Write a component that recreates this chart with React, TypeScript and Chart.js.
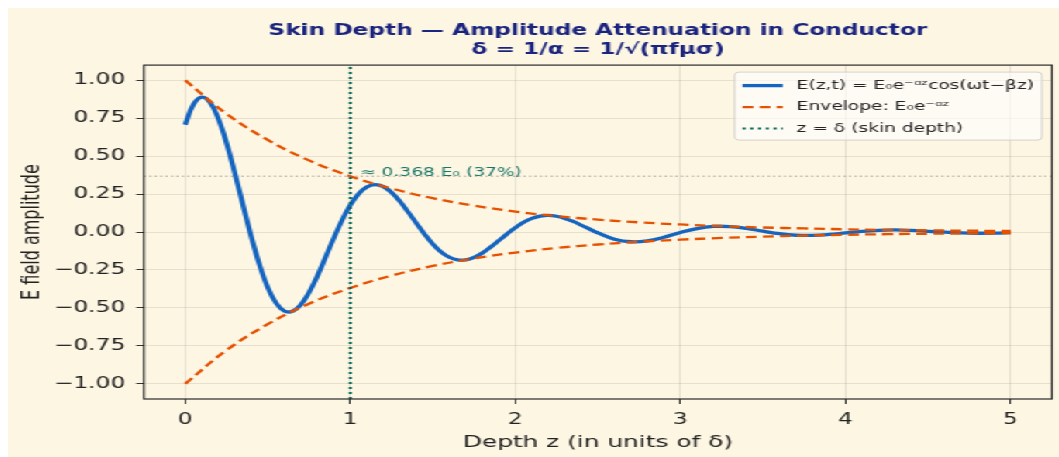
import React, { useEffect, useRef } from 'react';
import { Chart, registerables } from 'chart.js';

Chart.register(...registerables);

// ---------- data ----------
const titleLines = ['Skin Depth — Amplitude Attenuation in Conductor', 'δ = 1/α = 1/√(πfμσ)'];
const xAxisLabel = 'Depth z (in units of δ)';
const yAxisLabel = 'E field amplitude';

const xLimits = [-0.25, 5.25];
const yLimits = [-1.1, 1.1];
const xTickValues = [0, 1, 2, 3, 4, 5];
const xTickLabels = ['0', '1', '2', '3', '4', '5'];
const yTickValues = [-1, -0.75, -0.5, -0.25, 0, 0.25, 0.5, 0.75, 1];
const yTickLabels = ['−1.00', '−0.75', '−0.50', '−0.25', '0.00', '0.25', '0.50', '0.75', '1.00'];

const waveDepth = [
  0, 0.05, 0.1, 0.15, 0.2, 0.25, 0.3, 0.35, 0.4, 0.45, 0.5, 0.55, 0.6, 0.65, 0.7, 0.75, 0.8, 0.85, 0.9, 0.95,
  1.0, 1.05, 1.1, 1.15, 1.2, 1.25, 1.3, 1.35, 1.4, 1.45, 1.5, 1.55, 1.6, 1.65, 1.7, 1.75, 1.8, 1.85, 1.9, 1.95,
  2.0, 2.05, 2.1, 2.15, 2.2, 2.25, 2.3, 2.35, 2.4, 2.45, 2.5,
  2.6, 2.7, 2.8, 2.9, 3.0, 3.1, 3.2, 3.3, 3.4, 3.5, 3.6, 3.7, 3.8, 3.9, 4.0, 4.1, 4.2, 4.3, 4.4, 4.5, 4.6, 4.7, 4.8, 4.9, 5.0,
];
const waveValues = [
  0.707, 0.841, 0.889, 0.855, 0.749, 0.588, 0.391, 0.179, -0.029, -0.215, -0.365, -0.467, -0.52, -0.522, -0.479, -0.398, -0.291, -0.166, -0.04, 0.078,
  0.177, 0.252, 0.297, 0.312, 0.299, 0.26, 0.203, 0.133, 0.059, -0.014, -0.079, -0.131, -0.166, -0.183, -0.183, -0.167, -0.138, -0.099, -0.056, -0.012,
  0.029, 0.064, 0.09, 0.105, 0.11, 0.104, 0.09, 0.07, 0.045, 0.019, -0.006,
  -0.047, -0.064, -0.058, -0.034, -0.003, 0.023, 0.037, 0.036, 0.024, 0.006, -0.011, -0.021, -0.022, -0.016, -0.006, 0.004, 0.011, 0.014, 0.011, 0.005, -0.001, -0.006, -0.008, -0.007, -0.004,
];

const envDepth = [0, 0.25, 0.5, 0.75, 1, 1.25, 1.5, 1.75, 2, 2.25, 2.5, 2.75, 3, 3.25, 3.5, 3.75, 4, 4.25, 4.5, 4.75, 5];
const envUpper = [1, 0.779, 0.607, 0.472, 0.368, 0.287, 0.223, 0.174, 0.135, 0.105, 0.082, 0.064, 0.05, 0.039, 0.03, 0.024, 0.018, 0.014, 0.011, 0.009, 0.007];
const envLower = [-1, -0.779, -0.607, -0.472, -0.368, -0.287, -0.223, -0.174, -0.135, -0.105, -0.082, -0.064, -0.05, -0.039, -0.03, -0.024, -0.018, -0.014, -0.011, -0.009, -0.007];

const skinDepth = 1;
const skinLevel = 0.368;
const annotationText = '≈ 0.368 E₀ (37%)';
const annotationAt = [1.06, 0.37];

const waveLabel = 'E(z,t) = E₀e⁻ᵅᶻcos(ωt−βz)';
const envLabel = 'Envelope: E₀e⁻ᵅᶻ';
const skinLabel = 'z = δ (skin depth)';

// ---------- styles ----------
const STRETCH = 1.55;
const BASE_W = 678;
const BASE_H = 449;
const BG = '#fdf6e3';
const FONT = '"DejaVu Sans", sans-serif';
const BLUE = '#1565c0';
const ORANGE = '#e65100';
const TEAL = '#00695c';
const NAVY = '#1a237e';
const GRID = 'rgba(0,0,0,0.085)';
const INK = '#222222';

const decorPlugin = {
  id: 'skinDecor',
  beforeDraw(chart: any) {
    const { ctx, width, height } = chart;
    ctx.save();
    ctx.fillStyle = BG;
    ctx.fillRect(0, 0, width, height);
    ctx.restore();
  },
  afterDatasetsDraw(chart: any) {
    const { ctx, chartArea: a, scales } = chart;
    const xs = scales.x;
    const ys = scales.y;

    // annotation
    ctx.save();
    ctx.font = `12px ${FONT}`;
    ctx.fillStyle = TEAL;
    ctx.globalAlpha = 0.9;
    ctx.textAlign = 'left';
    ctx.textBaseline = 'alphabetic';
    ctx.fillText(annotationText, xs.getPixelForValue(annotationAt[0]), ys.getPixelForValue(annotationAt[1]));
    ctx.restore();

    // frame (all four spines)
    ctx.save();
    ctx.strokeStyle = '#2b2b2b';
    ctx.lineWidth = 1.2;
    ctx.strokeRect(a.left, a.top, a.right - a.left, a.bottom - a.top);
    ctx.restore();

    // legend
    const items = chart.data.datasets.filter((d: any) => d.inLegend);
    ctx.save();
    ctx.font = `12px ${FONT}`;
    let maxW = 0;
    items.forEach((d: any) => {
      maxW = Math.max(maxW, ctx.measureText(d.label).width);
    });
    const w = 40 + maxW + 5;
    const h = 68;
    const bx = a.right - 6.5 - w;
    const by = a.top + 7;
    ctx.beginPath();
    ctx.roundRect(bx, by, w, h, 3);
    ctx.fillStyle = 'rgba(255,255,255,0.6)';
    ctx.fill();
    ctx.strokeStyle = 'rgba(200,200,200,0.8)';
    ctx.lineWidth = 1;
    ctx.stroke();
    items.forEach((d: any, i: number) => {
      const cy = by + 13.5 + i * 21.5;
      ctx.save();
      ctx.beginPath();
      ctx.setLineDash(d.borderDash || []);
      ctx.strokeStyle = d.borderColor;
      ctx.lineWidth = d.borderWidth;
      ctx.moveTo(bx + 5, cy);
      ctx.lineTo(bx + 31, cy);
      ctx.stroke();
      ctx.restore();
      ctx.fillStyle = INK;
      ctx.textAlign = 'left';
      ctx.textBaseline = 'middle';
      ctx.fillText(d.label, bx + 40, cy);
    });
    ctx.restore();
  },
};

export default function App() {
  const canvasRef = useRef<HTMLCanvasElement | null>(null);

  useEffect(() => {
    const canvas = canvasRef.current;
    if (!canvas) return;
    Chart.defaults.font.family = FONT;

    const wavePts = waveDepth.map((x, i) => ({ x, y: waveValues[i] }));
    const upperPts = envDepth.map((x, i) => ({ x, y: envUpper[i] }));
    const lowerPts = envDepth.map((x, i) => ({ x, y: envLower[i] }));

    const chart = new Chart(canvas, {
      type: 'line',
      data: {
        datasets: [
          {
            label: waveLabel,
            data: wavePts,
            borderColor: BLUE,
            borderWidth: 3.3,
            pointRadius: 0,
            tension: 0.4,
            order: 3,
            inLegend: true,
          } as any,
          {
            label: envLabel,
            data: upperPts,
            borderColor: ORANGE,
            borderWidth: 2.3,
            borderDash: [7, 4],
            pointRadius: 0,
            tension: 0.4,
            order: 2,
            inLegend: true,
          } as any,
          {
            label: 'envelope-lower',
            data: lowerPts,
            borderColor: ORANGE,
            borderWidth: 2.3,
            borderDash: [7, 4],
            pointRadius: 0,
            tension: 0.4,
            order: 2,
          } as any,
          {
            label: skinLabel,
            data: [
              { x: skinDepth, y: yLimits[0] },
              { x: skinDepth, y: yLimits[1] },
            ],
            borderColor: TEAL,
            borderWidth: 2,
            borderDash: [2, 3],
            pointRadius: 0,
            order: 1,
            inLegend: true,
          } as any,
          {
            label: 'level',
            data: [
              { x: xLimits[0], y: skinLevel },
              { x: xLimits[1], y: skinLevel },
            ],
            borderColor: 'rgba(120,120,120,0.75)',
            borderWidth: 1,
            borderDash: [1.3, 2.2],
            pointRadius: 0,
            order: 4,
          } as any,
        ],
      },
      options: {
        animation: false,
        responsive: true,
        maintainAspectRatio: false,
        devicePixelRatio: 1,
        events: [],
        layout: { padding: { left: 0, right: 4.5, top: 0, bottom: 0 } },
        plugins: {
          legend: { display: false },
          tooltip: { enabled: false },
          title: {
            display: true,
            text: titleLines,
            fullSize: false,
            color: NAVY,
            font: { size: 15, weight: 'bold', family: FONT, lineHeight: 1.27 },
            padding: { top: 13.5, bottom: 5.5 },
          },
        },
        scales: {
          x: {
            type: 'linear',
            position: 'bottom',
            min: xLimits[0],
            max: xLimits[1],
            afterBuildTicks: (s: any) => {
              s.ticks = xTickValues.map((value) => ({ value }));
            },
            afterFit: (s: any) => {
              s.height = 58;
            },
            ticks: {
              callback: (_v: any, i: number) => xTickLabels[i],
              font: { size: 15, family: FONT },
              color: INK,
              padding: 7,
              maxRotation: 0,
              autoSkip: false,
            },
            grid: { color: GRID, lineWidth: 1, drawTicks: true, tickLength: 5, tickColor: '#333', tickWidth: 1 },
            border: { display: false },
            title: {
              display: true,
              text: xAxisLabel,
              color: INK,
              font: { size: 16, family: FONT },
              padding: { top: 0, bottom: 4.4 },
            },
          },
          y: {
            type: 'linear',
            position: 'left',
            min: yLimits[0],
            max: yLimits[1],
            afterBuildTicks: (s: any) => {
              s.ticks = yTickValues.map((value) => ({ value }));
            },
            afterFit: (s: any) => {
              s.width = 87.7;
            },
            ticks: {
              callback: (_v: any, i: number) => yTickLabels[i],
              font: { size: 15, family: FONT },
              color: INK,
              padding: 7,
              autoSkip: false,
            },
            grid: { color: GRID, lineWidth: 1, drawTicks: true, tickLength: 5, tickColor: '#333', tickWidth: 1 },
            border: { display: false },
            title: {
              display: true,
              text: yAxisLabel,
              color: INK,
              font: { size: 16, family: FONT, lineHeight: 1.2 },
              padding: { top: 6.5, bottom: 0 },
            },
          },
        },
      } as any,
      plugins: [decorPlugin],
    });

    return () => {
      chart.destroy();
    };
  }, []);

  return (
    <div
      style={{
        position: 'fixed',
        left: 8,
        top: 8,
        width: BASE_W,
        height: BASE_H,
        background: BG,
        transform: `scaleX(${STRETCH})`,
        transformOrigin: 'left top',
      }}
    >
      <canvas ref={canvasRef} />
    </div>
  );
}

[Problem]
Among the lines of the data, identify those with the word "React". Copy each of them.

[Full solution]
Write a component that recreates this chart with React, TypeScript and Chart.js.
import React, { useEffect, useRef } from 'react';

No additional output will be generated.